- Directed by: Charles M. Jones
- Story by: Tedd Pierce
- Music by: Carl W. Stalling
- Animation by: Ben Washam
- Color process: Technicolor
- Production company: Warner Bros. Cartoons
- Distributed by: Warner Bros. Pictures
- Release date: February 24, 1945;
- Running time: 6:52
- Language: English

= Trap Happy Porky =

Trap Happy Porky is a 1945 Warner Bros. Looney Tunes short directed by Chuck Jones and written by Tedd Pierce. The short was released on February 24, 1945, and features Porky Pig, along with Hubie and Bertie, an early version of Claude Cat and a prototype of Hector the Bulldog.

==Plot==
At Uncle Tom's Cabin, Porky is trying to get some sleep, but mice Hubie and Bertie are down there stealing food and breaking things against his will. He tries to capture them with a simple mousetrap, but fails as the mice prove to be too smart for him.

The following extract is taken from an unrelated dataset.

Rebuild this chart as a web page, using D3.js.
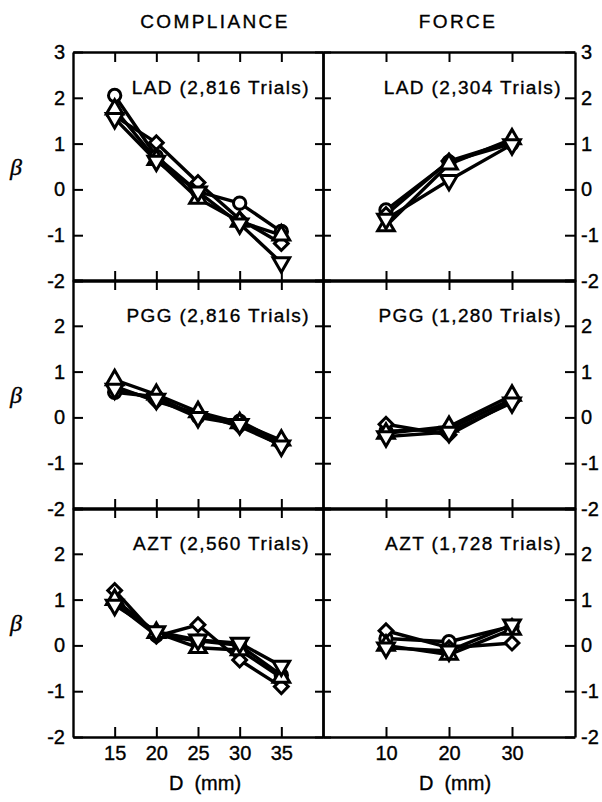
<!DOCTYPE html>
<html>
<head>
<meta charset="utf-8">
<script src="https://cdn.jsdelivr.net/npm/d3@7"></script>
<style>
body{margin:0;background:#fff}
svg text{font-family:"Liberation Sans",Arial,sans-serif;fill:#000;stroke:#000;stroke-width:0.35px}
</style>
</head>
<body>
<svg id="graphContainer"></svg>
<script>
/*Données*/
const complianceD=[15,20,25,30,35]
const forceD=[10,20,30]
const yTicks=[-2,-1,0,1,2,3]
const columnTitles=['COMPLIANCE','FORCE']
const drugs=['LAD','PGG','AZT']
const complianceTrials=['2,816','2,816','2,560']
const forceTrials=['2,304','1,280','1,728']
const seriesShapes=['circle','diamond','triangleUp','triangleDown']

/*une ligne = une série (cercle, losange, triangle haut, triangle bas)*/
const ladCompliance=[
  [2.05,0.72,-0.05,-0.3,-0.92],
  [1.6,1.02,0.15,-0.65,-1.18],
  [1.75,0.65,-0.2,-0.7,-1.0],
  [1.55,0.62,-0.05,-0.75,-1.6]
]
const pggCompliance=[
  [0.55,0.45,0.02,-0.08,-0.55],
  [0.68,0.35,0.08,-0.2,-0.6],
  [0.82,0.5,0.12,-0.12,-0.5],
  [0.62,0.4,0.0,-0.15,-0.62]
]
const aztCompliance=[
  [0.92,0.22,0.1,0.0,-0.65],
  [1.2,0.2,0.45,-0.32,-0.9],
  [1.0,0.28,-0.05,-0.1,-0.7],
  [0.88,0.3,0.12,0.05,-0.45]
]
const ladForce=[
  [-0.45,0.6,1.0],
  [-0.55,0.62,1.05],
  [-0.8,0.55,1.1],
  [-0.65,0.2,0.98]
]
const pggForce=[
  [-0.3,-0.25,0.4],
  [-0.15,-0.38,0.35],
  [-0.35,-0.2,0.48],
  [-0.42,-0.32,0.32]
]
const aztForce=[
  [0.15,0.08,0.42],
  [0.32,-0.05,0.05],
  [0.0,-0.2,0.35],
  [-0.05,-0.12,0.45]
]

const width=602,
height=802

const columns=[
  {x0:73,x1:323,domain:[10,40],ticks:complianceD,data:[ladCompliance,pggCompliance,aztCompliance],trials:complianceTrials},
  {x0:323,x1:575,domain:[0,40],ticks:forceD,data:[ladForce,pggForce,aztForce],trials:forceTrials}
]
const rowTops=[52,280,508],
rowHeight=229

let svgContainer=d3.select('#graphContainer')
                   .attr('width',width)
                   .attr('height',height)

/*Forme des marqueurs*/
const markerPath=(shape)=>{
    if(shape==='circle'){
        return d3.symbol().type(d3.symbolCircle).size(120)()
    }else if(shape==='diamond'){
        return d3.symbol().type(d3.symbolSquare).size(95)()
    }else{
        return d3.symbol().type(d3.symbolTriangle).size(120)()
    }
}
const markerRotate=(shape)=>{
    if(shape==='diamond') return 45
    if(shape==='triangleDown') return 180
    return 0
}

const styleAxis=(g)=>{
    g.attr('font-size',20)
     .attr('font-family','"Liberation Sans",Arial,sans-serif')
    g.select('.domain').attr('stroke-width',2.4)
    g.selectAll('.tick line').attr('stroke-width',2)
}

/*Dessine un panneau*/
const drawPanel=(col,c,r)=>{
    const top=rowTops[r],
    bottom=top+rowHeight

    let xScale=d3.scaleLinear()
                 .domain(col.domain)
                 .range([col.x0,col.x1])
    let yScale=d3.scaleLinear()
                 .domain([-2,3])
                 .range([bottom,top])

    const yLabels=r===0?yTicks:yTicks.filter(d=>d<3)

    /*axe y gauche*/
    let leftAxis=d3.axisLeft(yScale)
                   .tickValues(yTicks)
                   .tickSizeInner(c===0?-10:8)
                   .tickSizeOuter(0)
                   .tickPadding(8)
                   .tickFormat(d=>(c===0&&yLabels.includes(d))?String(d):'')
    svgContainer.append('g')
                .attr('transform','translate('+col.x0+',0)')
                .call(leftAxis)
                .call(styleAxis)

    /*axe y droit*/
    let rightAxis=d3.axisRight(yScale)
                    .tickValues(yTicks)
                    .tickSizeInner(c===1?-10:8)
                    .tickSizeOuter(0)
                    .tickPadding(6)
                    .tickFormat(d=>(c===1&&yLabels.includes(d))?String(d):'')
    svgContainer.append('g')
                .attr('transform','translate('+col.x1+',0)')
                .call(rightAxis)
                .call(styleAxis)

    /*axe x haut*/
    let topAxis=d3.axisBottom(xScale)
                  .tickValues(col.ticks)
                  .tickSizeInner(10)
                  .tickSizeOuter(0)
                  .tickFormat('')
    svgContainer.append('g')
                .attr('transform','translate(0,'+top+')')
                .call(topAxis)
                .call(styleAxis)

    /*axe x bas*/
    let bottomAxis=d3.axisBottom(xScale)
                     .tickValues(col.ticks)
                     .tickSizeInner(-10)
                     .tickSizeOuter(0)
                     .tickPadding(9)
                     .tickFormat(d=>r===2?String(d):'')
    svgContainer.append('g')
                .attr('transform','translate(0,'+bottom+')')
                .call(bottomAxis)
                .call(styleAxis)

    /*titre du panneau*/
    svgContainer.append('text')
                .attr('x',col.x1-13)
                .attr('y',top+42)
                .attr('text-anchor','end')
                .style('font-size','19px')
                .style('letter-spacing','1.4px')
                .text(drugs[r]+' ('+col.trials[r]+' Trials)')

    /*séries*/
    const series=col.data[r]
    let line=d3.line()
               .x((d,i)=>xScale(col.ticks[i]))
               .y(d=>yScale(d))

    series.forEach((values)=>{
        svgContainer.append('path')
                    .datum(values)
                    .attr('fill','none')
                    .attr('stroke','#000')
                    .attr('stroke-width',3.4)
                    .attr('stroke-linejoin','round')
                    .attr('d',line)
    })
    series.forEach((values,s)=>{
        const shape=seriesShapes[s]
        svgContainer.selectAll(null)
                    .data(values)
                    .enter()
                    .append('path')
                    .attr('d',markerPath(shape))
                    .attr('transform',(d,i)=>'translate('+xScale(col.ticks[i])+','+yScale(d)+') rotate('+markerRotate(shape)+')')
                    .attr('fill','#fff')
                    .attr('stroke','#000')
                    .attr('stroke-width',3)
    })
}

columns.forEach((col,c)=>{
    rowTops.forEach((top,r)=>drawPanel(col,c,r))

    /*titre de colonne*/
    svgContainer.append('text')
                .attr('x',c===0?215:458)
                .attr('y',28)
                .attr('text-anchor','middle')
                .style('font-size','19px')
                .style('letter-spacing','2.4px')
                .text(columnTitles[c])

    /*nom de l'axe x*/
    svgContainer.append('text')
                .attr('x',c===0?205:455)
                .attr('y',790)
                .attr('text-anchor','middle')
                .style('font-size','20px')
                .style('white-space','pre')
                .text('D  (mm)')
})

/*lettre beta*/
rowTops.forEach((top)=>{
    svgContainer.append('text')
                .attr('x',16)
                .attr('y',top+rowHeight/2+8)
                .attr('text-anchor','middle')
                .style('font-family','"Liberation Serif",serif')
                .style('font-style','italic')
                .style('font-size','24px')
                .text('β')
})
</script>
</body>
</html>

He then gets a cat and it throws the mice out with his contraption.

Porky keeps the cat and goes to sleep, but the cat invites other cats to get intoxicated, play the piano and drunkenly sing "Moonlight Bay". After failing multiple times to throw them out, Porky buys a bulldog from town to get rid of them, but the dog also gets drunk and sings with the cats instead, singing "When Irish Eyes are Smiling". With no other options remaining, Porky resigns to the old saying of "if you can't beat 'em, join 'em", singing along with the dog and the cats.

==Home media==
Trap Happy Porky is available unedited and restored with its original opening and closing titles on Disc II of Looney Tunes Mouse Chronicles: The Chuck Jones Collection.